SHORT TASK:
Reproduce all the lines below exactly and omit the images.

##### DATASET EXTRACT

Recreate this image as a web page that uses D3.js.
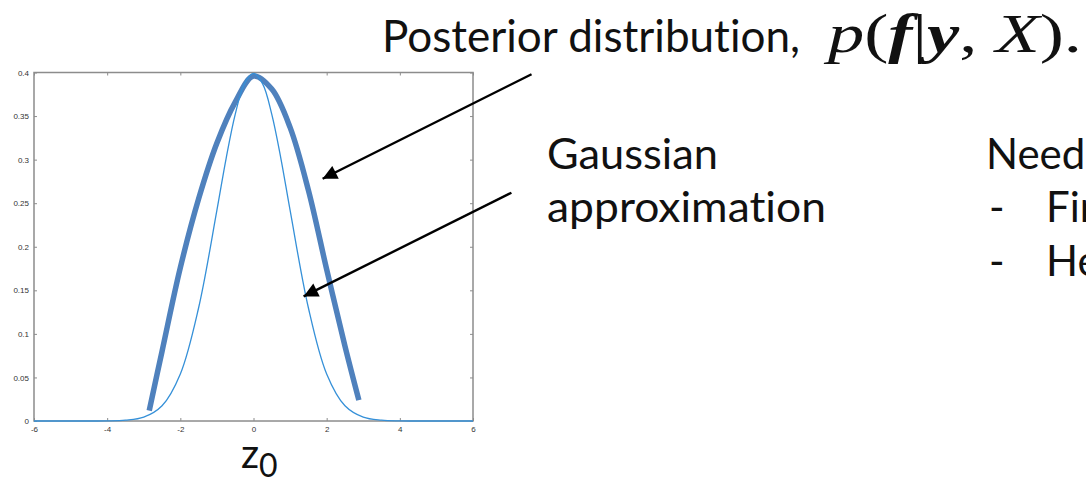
<!DOCTYPE html>
<html>
<head>
<meta charset="utf-8">
<script src="https://cdn.jsdelivr.net/npm/d3@7"></script>
<style>
  html,body{margin:0;padding:0;background:#fff;}
  svg{display:block;}
  .tick text{font-family:"Liberation Sans",Arial,sans-serif;font-size:8px;fill:#333;}
  .tick line{stroke:#8c8c8c;}
  .slide{font-family:Lato,"Open Sans",sans-serif;fill:#111;font-variant-ligatures:none;}
  .math{font-family:"Liberation Serif","DejaVu Serif",serif;fill:#111;}
</style>
</head>
<body>
<div id="chart"></div>
<script>
// ticks
const xTicks = [-6,-4,-2,0,2,4,6];
const yTicks = [0,0.05,0.1,0.15,0.2,0.25,0.3,0.35,0.4];

// thin curve: Gaussian approximation
const gaussX = [-6,-5,-4.5,-4,-3.5,-3,-2.5,-2,-1.5,-1,-0.75,-0.5,-0.25,0,0.25,0.5,0.75,1,1.5,2,2.5,3,3.5,4,4.5,5,6];
const gaussY = [0,0,0.00002,0.0001,0.0009,0.0044,0.0175,0.054,0.13,0.242,0.301,0.352,0.387,0.399,0.387,0.352,0.301,0.242,0.13,0.054,0.0175,0.0044,0.0009,0.0001,0.00002,0,0];

// thick curve: posterior
const postX = [-2.85,-2.5,-2.0,-1.5,-1.0,-0.5,0,0.5,1.0,1.5,2.0,2.5,2.88];
const postY = [0.012,0.080,0.176,0.255,0.319,0.366,0.396,0.381,0.337,0.265,0.174,0.086,0.024];

// arrows in data units: [fromX, fromY, toX, toY]
const arrows = [
  [7.6, 0.398, 1.89, 0.278],
  [7.05, 0.262, 1.37, 0.143]
];

const W = 1086, H = 477;
const svg = d3.select("#chart").append("svg").attr("width",W).attr("height",H);
svg.append("rect").attr("width",W).attr("height",H).attr("fill","#fff");

const x = d3.scaleLinear().domain([-6,6]).range([34,473]);
const y = d3.scaleLinear().domain([0,0.4]).range([421,72.5]);

// axes, matlab style: ticks inward on all four sides
svg.append("g").attr("transform",`translate(0,${y(0)})`)
  .call(d3.axisBottom(x).tickValues(xTicks).tickSize(-3).tickPadding(5).tickFormat(d=>String(d)));
svg.append("g").attr("transform",`translate(0,${y(0.4)})`)
  .call(d3.axisTop(x).tickValues(xTicks).tickSize(-3).tickFormat(""));
svg.append("g").attr("transform",`translate(${x(-6)},0)`)
  .call(d3.axisLeft(y).tickValues(yTicks).tickSize(-3).tickPadding(5).tickFormat(d=>d3.format("~g")(d)));
svg.append("g").attr("transform",`translate(${x(6)},0)`)
  .call(d3.axisRight(y).tickValues(yTicks).tickSize(-3).tickFormat(""));
svg.selectAll(".domain").remove();
svg.append("rect").attr("x",x(-6)).attr("y",y(0.4)).attr("width",x(6)-x(-6)).attr("height",y(0)-y(0.4))
  .attr("fill","none").attr("stroke","#8c8c8c").attr("stroke-width",1.5);

const line = d3.line().x(d=>x(d[0])).y(d=>y(d[1])).curve(d3.curveCatmullRom);

svg.append("path").datum(postX.map((v,i)=>[v,postY[i]]))
  .attr("d",line).attr("fill","none").attr("stroke","#4f81bd").attr("stroke-width",5.5).attr("stroke-linecap","butt");
svg.append("path").datum(gaussX.map((v,i)=>[v,gaussY[i]]))
  .attr("d",line).attr("fill","none").attr("stroke","#3590d8").attr("stroke-width",1.3);

// arrows
svg.append("defs").append("marker").attr("id","head")
  .attr("viewBox","0 0 10 10").attr("refX",10).attr("refY",5)
  .attr("markerWidth",7).attr("markerHeight",6).attr("orient","auto").attr("markerUnits","strokeWidth")
  .append("path").attr("d","M0,0 L10,5 L0,10 z").attr("fill","#000");
svg.selectAll(".arrow").data(arrows).join("line").attr("class","arrow")
  .attr("x1",d=>x(d[0])).attr("y1",d=>y(d[1])).attr("x2",d=>x(d[2])).attr("y2",d=>y(d[3]))
  .attr("stroke","#000").attr("stroke-width",2.4).attr("marker-end","url(#head)");

// slide text
const txt = (s,xx,yy,size,len)=>{
  const t = svg.append("text").attr("class","slide").attr("x",xx).attr("y",yy).attr("font-size",size).text(s);
  if(len) t.attr("textLength",len).attr("lengthAdjust","spacingAndGlyphs");
  return t;
};
txt("Posterior distribution,",382,52,44,418);
txt("Gaussian",547,169,42,171);
txt("approximation",547,222,42,279);
txt("Need",986,169,42);
txt("-",989,222,42);
txt("Fir",1046,222,42);
txt("-",989,276,42);
txt("He",1046,276,42);

// math: p(f|y, X).
const m = svg.append("text").attr("class","math").attr("x",828).attr("y",52).attr("font-size",54)
  .attr("textLength",254).attr("lengthAdjust","spacingAndGlyphs");
m.append("tspan").attr("font-style","italic").text("p");
m.append("tspan").text("(");
m.append("tspan").attr("font-style","italic").attr("font-weight","bold").text("f");
m.append("tspan").text("|");
m.append("tspan").attr("font-style","italic").attr("font-weight","bold").text("y");
m.append("tspan").text(", ");
m.append("tspan").attr("font-style","italic").text("X");
m.append("tspan").text(").");

// x label z0
const z = svg.append("text").attr("class","slide").attr("x",241).attr("y",468).attr("font-size",40);
z.append("tspan").text("z");
z.append("tspan").attr("font-size",32).attr("dy",9).text("0");
</script>
</body>
</html>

##########

TASK RESULT:
Recreate this image as a web page that uses D3.js.
<!DOCTYPE html>
<html>
<head>
<meta charset="utf-8">
<script src="https://cdn.jsdelivr.net/npm/d3@7"></script>
<style>
  html,body{margin:0;padding:0;background:#fff;}
  svg{display:block;}
  .tick text{font-family:"Liberation Sans",Arial,sans-serif;font-size:8px;fill:#333;}
  .tick line{stroke:#8c8c8c;}
  .slide{font-family:Lato,"Open Sans",sans-serif;fill:#111;font-variant-ligatures:none;}
  .math{font-family:"Liberation Serif","DejaVu Serif",serif;fill:#111;}
</style>
</head>
<body>
<div id="chart"></div>
<script>
// ticks
const xTicks = [-6,-4,-2,0,2,4,6];
const yTicks = [0,0.05,0.1,0.15,0.2,0.25,0.3,0.35,0.4];

// thin curve: Gaussian approximation
const gaussX = [-6,-5,-4.5,-4,-3.5,-3,-2.5,-2,-1.5,-1,-0.75,-0.5,-0.25,0,0.25,0.5,0.75,1,1.5,2,2.5,3,3.5,4,4.5,5,6];
const gaussY = [0,0,0.00002,0.0001,0.0009,0.0044,0.0175,0.054,0.13,0.242,0.301,0.352,0.387,0.399,0.387,0.352,0.301,0.242,0.13,0.054,0.0175,0.0044,0.0009,0.0001,0.00002,0,0];

// thick curve: posterior
const postX = [-2.85,-2.5,-2.0,-1.5,-1.0,-0.5,0,0.5,1.0,1.5,2.0,2.5,2.88];
const postY = [0.012,0.080,0.176,0.255,0.319,0.366,0.396,0.381,0.337,0.265,0.174,0.086,0.024];

// arrows in data units: [fromX, fromY, toX, toY]
const arrows = [
  [7.6, 0.398, 1.89, 0.278],
  [7.05, 0.262, 1.37, 0.143]
];

const W = 1086, H = 477;
const svg = d3.select("#chart").append("svg").attr("width",W).attr("height",H);
svg.append("rect").attr("width",W).attr("height",H).attr("fill","#fff");

const x = d3.scaleLinear().domain([-6,6]).range([34,473]);
const y = d3.scaleLinear().domain([0,0.4]).range([421,72.5]);

// axes, matlab style: ticks inward on all four sides
svg.append("g").attr("transform",`translate(0,${y(0)})`)
  .call(d3.axisBottom(x).tickValues(xTicks).tickSize(-3).tickPadding(5).tickFormat(d=>String(d)));
svg.append("g").attr("transform",`translate(0,${y(0.4)})`)
  .call(d3.axisTop(x).tickValues(xTicks).tickSize(-3).tickFormat(""));
svg.append("g").attr("transform",`translate(${x(-6)},0)`)
  .call(d3.axisLeft(y).tickValues(yTicks).tickSize(-3).tickPadding(5).tickFormat(d=>d3.format("~g")(d)));
svg.append("g").attr("transform",`translate(${x(6)},0)`)
  .call(d3.axisRight(y).tickValues(yTicks).tickSize(-3).tickFormat(""));
svg.selectAll(".domain").remove();
svg.append("rect").attr("x",x(-6)).attr("y",y(0.4)).attr("width",x(6)-x(-6)).attr("height",y(0)-y(0.4))
  .attr("fill","none").attr("stroke","#8c8c8c").attr("stroke-width",1.5);

const line = d3.line().x(d=>x(d[0])).y(d=>y(d[1])).curve(d3.curveCatmullRom);

svg.append("path").datum(postX.map((v,i)=>[v,postY[i]]))
  .attr("d",line).attr("fill","none").attr("stroke","#4f81bd").attr("stroke-width",5.5).attr("stroke-linecap","butt");
svg.append("path").datum(gaussX.map((v,i)=>[v,gaussY[i]]))
  .attr("d",line).attr("fill","none").attr("stroke","#3590d8").attr("stroke-width",1.3);

// arrows
svg.append("defs").append("marker").attr("id","head")
  .attr("viewBox","0 0 10 10").attr("refX",10).attr("refY",5)
  .attr("markerWidth",7).attr("markerHeight",6).attr("orient","auto").attr("markerUnits","strokeWidth")
  .append("path").attr("d","M0,0 L10,5 L0,10 z").attr("fill","#000");
svg.selectAll(".arrow").data(arrows).join("line").attr("class","arrow")
  .attr("x1",d=>x(d[0])).attr("y1",d=>y(d[1])).attr("x2",d=>x(d[2])).attr("y2",d=>y(d[3]))
  .attr("stroke","#000").attr("stroke-width",2.4).attr("marker-end","url(#head)");

// slide text
const txt = (s,xx,yy,size,len)=>{
  const t = svg.append("text").attr("class","slide").attr("x",xx).attr("y",yy).attr("font-size",size).text(s);
  if(len) t.attr("textLength",len).attr("lengthAdjust","spacingAndGlyphs");
  return t;
};
txt("Posterior distribution,",382,52,44,418);
txt("Gaussian",547,169,42,171);
txt("approximation",547,222,42,279);
txt("Need",986,169,42);
txt("-",989,222,42);
txt("Fir",1046,222,42);
txt("-",989,276,42);
txt("He",1046,276,42);

// math: p(f|y, X).
const m = svg.append("text").attr("class","math").attr("x",828).attr("y",52).attr("font-size",54)
  .attr("textLength",254).attr("lengthAdjust","spacingAndGlyphs");
m.append("tspan").attr("font-style","italic").text("p");
m.append("tspan").text("(");
m.append("tspan").attr("font-style","italic").attr("font-weight","bold").text("f");
m.append("tspan").text("|");
m.append("tspan").attr("font-style","italic").attr("font-weight","bold").text("y");
m.append("tspan").text(", ");
m.append("tspan").attr("font-style","italic").text("X");
m.append("tspan").text(").");

// x label z0
const z = svg.append("text").attr("class","slide").attr("x",241).attr("y",468).attr("font-size",40);
z.append("tspan").text("z");
z.append("tspan").attr("font-size",32).attr("dy",9).text("0");
</script>
</body>
</html>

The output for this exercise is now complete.